-- Begin GIVEN INFORMATION --
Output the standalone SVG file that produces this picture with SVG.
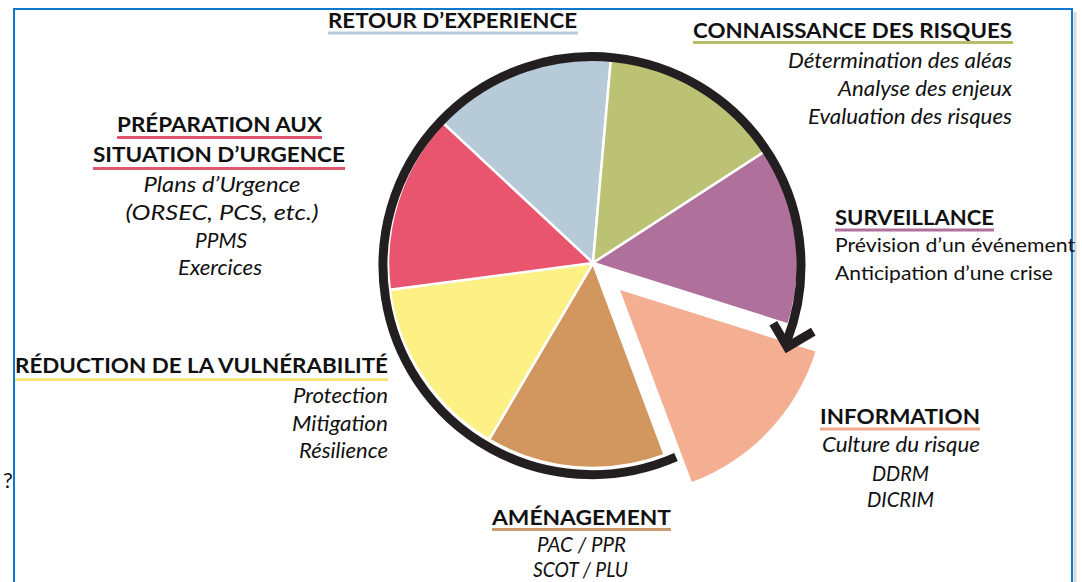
<svg xmlns="http://www.w3.org/2000/svg" width="1082" height="582" viewBox="0 0 1082 582">
<style>
text{font-family:Lato,"Open Sans","Liberation Sans",sans-serif;fill:#111}
.h{font-size:21px;font-weight:bold}
.i{font-size:20.5px;font-style:italic}
.r{font-size:20px}
.ul{stroke-width:3;fill:none}
.sl{stroke:#fff;stroke-width:2.5;stroke-linejoin:round}
.ring{fill:none;stroke:#231f20;stroke-width:9;stroke-linecap:butt}
</style>
<rect width="1082" height="582" fill="#fff"/>
<g id="frame">
<path d="M1075,12 L1075,582" stroke="#d8d8d8" stroke-width="3" fill="none"/>
<path d="M14,582 L14,9 L1072,9 L1072,582" stroke="#0b79d0" stroke-width="2" fill="none"/>
</g>
<g id="pie">
<path id="s-retour" class="sl" fill="#b6cad8" d="M593,263 L443.1,123.2 A205,205 0 0 1 610.9,58.8 Z"/>
<path id="s-connaissance" class="sl" fill="#bcc274" d="M593,263 L610.9,58.8 A205,205 0 0 1 764.9,151.4 Z"/>
<path id="s-surveillance" class="sl" fill="#b0709c" d="M593,263 L764.9,151.4 A205,205 0 0 1 788.5,324.6 Z"/>
<path id="s-information" fill="#f4af93" d="M620,290 L815.5,351.6 A205,205 0 0 1 691.8,482 Z"/>
<path id="s-amenagement" class="sl" fill="#d2965f" d="M593,263 L664.8,455 A205,205 0 0 1 489,439.6 Z"/>
<path id="s-reduction" class="sl" fill="#fdf084" d="M593,263 L489,439.6 A205,205 0 0 1 389.8,289.8 Z"/>
<path id="s-preparation" class="sl" fill="#e9546f" d="M593,263 L389.8,289.8 A205,205 0 0 1 443.1,123.2 Z"/>
</g>
<g id="connectors">
<path class="ring" d="M676,457 A209,209 0 1 1 786.8,341.3"/>
<path class="ring" stroke-linejoin="miter" d="M773.3,323.3 L787.3,347 L813.3,331.7"/>
</g>
<g id="n-retour">
<text class="h" x="328" y="28" textLength="249" lengthAdjust="spacingAndGlyphs">RETOUR D’EXPERIENCE</text>
<line class="ul" stroke="#b8cbd8" x1="328" y1="33" x2="578" y2="33"/>
</g>
<g id="n-connaissance">
<text class="h" x="693" y="38" textLength="319" lengthAdjust="spacingAndGlyphs">CONNAISSANCE DES RISQUES</text>
<line class="ul" stroke="#b5bd6a" x1="693" y1="42.5" x2="1013" y2="42.5"/>
<text class="i" x="1012" y="68" text-anchor="end" textLength="224" lengthAdjust="spacingAndGlyphs">Détermination des aléas</text>
<text class="i" x="1012" y="96" text-anchor="end" textLength="174" lengthAdjust="spacingAndGlyphs">Analyse des enjeux</text>
<text class="i" x="1012" y="124" text-anchor="end" textLength="204" lengthAdjust="spacingAndGlyphs">Evaluation des risques</text>
</g>
<g id="n-surveillance">
<text class="h" x="835" y="225" textLength="159" lengthAdjust="spacingAndGlyphs">SURVEILLANCE</text>
<line class="ul" stroke="#b0709c" x1="835" y1="230" x2="994" y2="230"/>
<text class="r" x="835" y="252" textLength="240" lengthAdjust="spacingAndGlyphs">Prévision d’un événement</text>
<text class="r" x="835" y="280" textLength="218" lengthAdjust="spacingAndGlyphs">Anticipation d’une crise</text>
</g>
<g id="n-information">
<text class="h" x="820" y="424" textLength="160" lengthAdjust="spacingAndGlyphs">INFORMATION</text>
<line class="ul" stroke="#f0a98a" x1="820" y1="429" x2="980" y2="429"/>
<text class="i" x="901" y="452" text-anchor="middle" textLength="158" lengthAdjust="spacingAndGlyphs">Culture du risque</text>
<text class="i" x="900.5" y="481" text-anchor="middle" textLength="57" lengthAdjust="spacingAndGlyphs">DDRM</text>
<text class="i" x="900.5" y="507" text-anchor="middle" textLength="67" lengthAdjust="spacingAndGlyphs">DICRIM</text>
</g>
<g id="n-amenagement">
<text class="h" x="492" y="525" textLength="179" lengthAdjust="spacingAndGlyphs">AMÉNAGEMENT</text>
<line class="ul" stroke="#c99a6e" x1="492" y1="529.5" x2="671" y2="529.5"/>
<text class="i" x="581.5" y="552" text-anchor="middle" textLength="89" lengthAdjust="spacingAndGlyphs">PAC / PPR</text>
<text class="i" x="580.5" y="577" text-anchor="middle" textLength="95" lengthAdjust="spacingAndGlyphs">SCOT / PLU</text>
</g>
<g id="n-reduction">
<text class="h" x="15" y="373" textLength="373" lengthAdjust="spacingAndGlyphs">RÉDUCTION DE LA VULNÉRABILITÉ</text>
<line class="ul" stroke="#f9e67a" x1="15" y1="379.5" x2="388" y2="379.5"/>
<text class="i" x="388" y="403" text-anchor="end" textLength="95" lengthAdjust="spacingAndGlyphs">Protection</text>
<text class="i" x="388" y="431" text-anchor="end" textLength="96" lengthAdjust="spacingAndGlyphs">Mitigation</text>
<text class="i" x="388" y="458" text-anchor="end" textLength="89" lengthAdjust="spacingAndGlyphs">Résilience</text>
</g>
<g id="n-preparation">
<text class="h" x="117" y="132" textLength="205" lengthAdjust="spacingAndGlyphs">PRÉPARATION AUX</text>
<line class="ul" stroke="#e0566f" x1="117" y1="137.5" x2="322" y2="137.5"/>
<text class="h" x="93" y="162" textLength="252" lengthAdjust="spacingAndGlyphs">SITUATION D’URGENCE</text>
<line class="ul" stroke="#e0566f" x1="93" y1="168.5" x2="345" y2="168.5"/>
<text class="i" x="222" y="192" text-anchor="middle" textLength="157" lengthAdjust="spacingAndGlyphs">Plans d’Urgence</text>
<text class="i" x="222" y="220" text-anchor="middle" textLength="193" lengthAdjust="spacingAndGlyphs">(ORSEC, PCS, etc.)</text>
<text class="i" x="221" y="248" text-anchor="middle" textLength="52" lengthAdjust="spacingAndGlyphs">PPMS</text>
<text class="i" x="220" y="275" text-anchor="middle" textLength="84" lengthAdjust="spacingAndGlyphs">Exercices</text>
</g>
<text x="3" y="488" font-size="22" font-family="'Open Sans','Liberation Sans',sans-serif">?</text>
</svg>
-- End GIVEN INFORMATION --
REQUIRED WORK
Print out the material word for word, omitting the pictures.

COMPLETED EXERCISE
Output the standalone SVG file that produces this picture with SVG.
<svg xmlns="http://www.w3.org/2000/svg" width="1082" height="582" viewBox="0 0 1082 582">
<style>
text{font-family:Lato,"Open Sans","Liberation Sans",sans-serif;fill:#111}
.h{font-size:21px;font-weight:bold}
.i{font-size:20.5px;font-style:italic}
.r{font-size:20px}
.ul{stroke-width:3;fill:none}
.sl{stroke:#fff;stroke-width:2.5;stroke-linejoin:round}
.ring{fill:none;stroke:#231f20;stroke-width:9;stroke-linecap:butt}
</style>
<rect width="1082" height="582" fill="#fff"/>
<g id="frame">
<path d="M1075,12 L1075,582" stroke="#d8d8d8" stroke-width="3" fill="none"/>
<path d="M14,582 L14,9 L1072,9 L1072,582" stroke="#0b79d0" stroke-width="2" fill="none"/>
</g>
<g id="pie">
<path id="s-retour" class="sl" fill="#b6cad8" d="M593,263 L443.1,123.2 A205,205 0 0 1 610.9,58.8 Z"/>
<path id="s-connaissance" class="sl" fill="#bcc274" d="M593,263 L610.9,58.8 A205,205 0 0 1 764.9,151.4 Z"/>
<path id="s-surveillance" class="sl" fill="#b0709c" d="M593,263 L764.9,151.4 A205,205 0 0 1 788.5,324.6 Z"/>
<path id="s-information" fill="#f4af93" d="M620,290 L815.5,351.6 A205,205 0 0 1 691.8,482 Z"/>
<path id="s-amenagement" class="sl" fill="#d2965f" d="M593,263 L664.8,455 A205,205 0 0 1 489,439.6 Z"/>
<path id="s-reduction" class="sl" fill="#fdf084" d="M593,263 L489,439.6 A205,205 0 0 1 389.8,289.8 Z"/>
<path id="s-preparation" class="sl" fill="#e9546f" d="M593,263 L389.8,289.8 A205,205 0 0 1 443.1,123.2 Z"/>
</g>
<g id="connectors">
<path class="ring" d="M676,457 A209,209 0 1 1 786.8,341.3"/>
<path class="ring" stroke-linejoin="miter" d="M773.3,323.3 L787.3,347 L813.3,331.7"/>
</g>
<g id="n-retour">
<text class="h" x="328" y="28" textLength="249" lengthAdjust="spacingAndGlyphs">RETOUR D’EXPERIENCE</text>
<line class="ul" stroke="#b8cbd8" x1="328" y1="33" x2="578" y2="33"/>
</g>
<g id="n-connaissance">
<text class="h" x="693" y="38" textLength="319" lengthAdjust="spacingAndGlyphs">CONNAISSANCE DES RISQUES</text>
<line class="ul" stroke="#b5bd6a" x1="693" y1="42.5" x2="1013" y2="42.5"/>
<text class="i" x="1012" y="68" text-anchor="end" textLength="224" lengthAdjust="spacingAndGlyphs">Détermination des aléas</text>
<text class="i" x="1012" y="96" text-anchor="end" textLength="174" lengthAdjust="spacingAndGlyphs">Analyse des enjeux</text>
<text class="i" x="1012" y="124" text-anchor="end" textLength="204" lengthAdjust="spacingAndGlyphs">Evaluation des risques</text>
</g>
<g id="n-surveillance">
<text class="h" x="835" y="225" textLength="159" lengthAdjust="spacingAndGlyphs">SURVEILLANCE</text>
<line class="ul" stroke="#b0709c" x1="835" y1="230" x2="994" y2="230"/>
<text class="r" x="835" y="252" textLength="240" lengthAdjust="spacingAndGlyphs">Prévision d’un événement</text>
<text class="r" x="835" y="280" textLength="218" lengthAdjust="spacingAndGlyphs">Anticipation d’une crise</text>
</g>
<g id="n-information">
<text class="h" x="820" y="424" textLength="160" lengthAdjust="spacingAndGlyphs">INFORMATION</text>
<line class="ul" stroke="#f0a98a" x1="820" y1="429" x2="980" y2="429"/>
<text class="i" x="901" y="452" text-anchor="middle" textLength="158" lengthAdjust="spacingAndGlyphs">Culture du risque</text>
<text class="i" x="900.5" y="481" text-anchor="middle" textLength="57" lengthAdjust="spacingAndGlyphs">DDRM</text>
<text class="i" x="900.5" y="507" text-anchor="middle" textLength="67" lengthAdjust="spacingAndGlyphs">DICRIM</text>
</g>
<g id="n-amenagement">
<text class="h" x="492" y="525" textLength="179" lengthAdjust="spacingAndGlyphs">AMÉNAGEMENT</text>
<line class="ul" stroke="#c99a6e" x1="492" y1="529.5" x2="671" y2="529.5"/>
<text class="i" x="581.5" y="552" text-anchor="middle" textLength="89" lengthAdjust="spacingAndGlyphs">PAC / PPR</text>
<text class="i" x="580.5" y="577" text-anchor="middle" textLength="95" lengthAdjust="spacingAndGlyphs">SCOT / PLU</text>
</g>
<g id="n-reduction">
<text class="h" x="15" y="373" textLength="373" lengthAdjust="spacingAndGlyphs">RÉDUCTION DE LA VULNÉRABILITÉ</text>
<line class="ul" stroke="#f9e67a" x1="15" y1="379.5" x2="388" y2="379.5"/>
<text class="i" x="388" y="403" text-anchor="end" textLength="95" lengthAdjust="spacingAndGlyphs">Protection</text>
<text class="i" x="388" y="431" text-anchor="end" textLength="96" lengthAdjust="spacingAndGlyphs">Mitigation</text>
<text class="i" x="388" y="458" text-anchor="end" textLength="89" lengthAdjust="spacingAndGlyphs">Résilience</text>
</g>
<g id="n-preparation">
<text class="h" x="117" y="132" textLength="205" lengthAdjust="spacingAndGlyphs">PRÉPARATION AUX</text>
<line class="ul" stroke="#e0566f" x1="117" y1="137.5" x2="322" y2="137.5"/>
<text class="h" x="93" y="162" textLength="252" lengthAdjust="spacingAndGlyphs">SITUATION D’URGENCE</text>
<line class="ul" stroke="#e0566f" x1="93" y1="168.5" x2="345" y2="168.5"/>
<text class="i" x="222" y="192" text-anchor="middle" textLength="157" lengthAdjust="spacingAndGlyphs">Plans d’Urgence</text>
<text class="i" x="222" y="220" text-anchor="middle" textLength="193" lengthAdjust="spacingAndGlyphs">(ORSEC, PCS, etc.)</text>
<text class="i" x="221" y="248" text-anchor="middle" textLength="52" lengthAdjust="spacingAndGlyphs">PPMS</text>
<text class="i" x="220" y="275" text-anchor="middle" textLength="84" lengthAdjust="spacingAndGlyphs">Exercices</text>
</g>
<text x="3" y="488" font-size="22" font-family="'Open Sans','Liberation Sans',sans-serif">?</text>
</svg>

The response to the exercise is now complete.